One of the other hotels we visited was The Address Downtown Dubai, a five-star hotel which is linked to the Dubai Mall.
The hotel is in a prime location for business travellers and leisure guests.
It is flanked by the Burj Khalifa and offers sublime spas, vibrant restaurants and spectacular views of the Dubai fountain, especially from the pool and bar deck.
If Ski Dubai is top of your agenda when visiting the city, you might want to stay at the Kempinski hotel.
It is next to the ski resort and, apart from the normal accommodation, offers some upmarket rooms that look out over the venue.
Bear in mind when travelling to Dubai that the season of your visit has a huge bearing on the cost of your stay.
In the coolest and most popular months of December and January you will pay high prices for your hotel, but if you can bear the heat in the hottest months of July and August you will be able to find many bargains at most hotels.
Dubai is super hot, ultra cool and a plethora of unique and memorable experiences.

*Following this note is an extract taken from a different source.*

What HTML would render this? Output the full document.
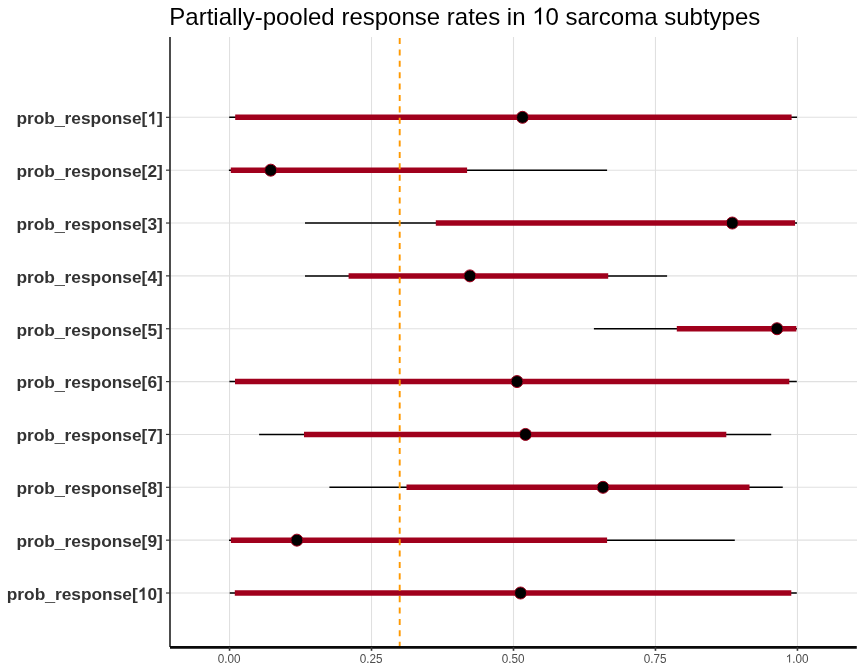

Damian Paterson travelled to Dubai courtesy of Dubai Tourism, Orient Tours and Flight Centre. For more information on travel to Dubai contact Flight Centre on 0860 400 747 or pay a visit to www.flightcentre.co.za
Excursion Entrance Fees:
Kidzania – full-day access, adults: AED90, kids (4-16): AED125
Ski Dubai – full-day access, adults: AED120, kids (3 – 13): AED110
Dubai Ice Rink (The Dubai Mall) – two hours, adults: AED50, kids under 12: free
Wild Wadi Water Park – adults: AED150, kids under 1.1m: AED125
The Lost Chambers (Atlantis, The Palm Dubai), adults: AED100, kids under 12: free
Aquaventure (Atlantis, The Palm Dubai), adults: AED200, kids under 12: free
Bateaux Dubai Dinner Cruise, Dubai Creek, adults: AED140, kids under 12: free evening cruise and four-course dinner
Exchange rate AED50=R100
Time: Local time in the UAE is GMT +4.
Money: The currency of the UAE is the Dirham (AED), which is divided into 100 fils. The Dirham is fixed against the US dollar.
Language: Arabic is the official language of the Emirates, but English is widely used.
Entry requirements for South Africans:
South Africans may enter the UAE with a visa issued on arrival (arranged in advance). Visas are valid for 30 days for tourism, 14 days for business and 96 hours for transit. Travellers must also be in possession of all tickets and documents for their next destination and have a sponsor in the UAE – and present proof at the airport on arrival.
Passport/visa: All visitors to the UAE must hold a passport that is valid for three months from the date of entry, or six months if visiting for longer than 90 days.
Tipping: Where no service charge is included, 10 percent is adequate.
Local customs: The Emirates states are all Muslim, therefore alcohol is not served except in hotels. It is an offence to drink or be drunk in public and penalties are severe. Dress and behaviour should be modest, particularly during Ramadaan when it is disrespectful to smoke, drink or eat in public between sunrise and sunset. Women should cover the top of their arms and legs.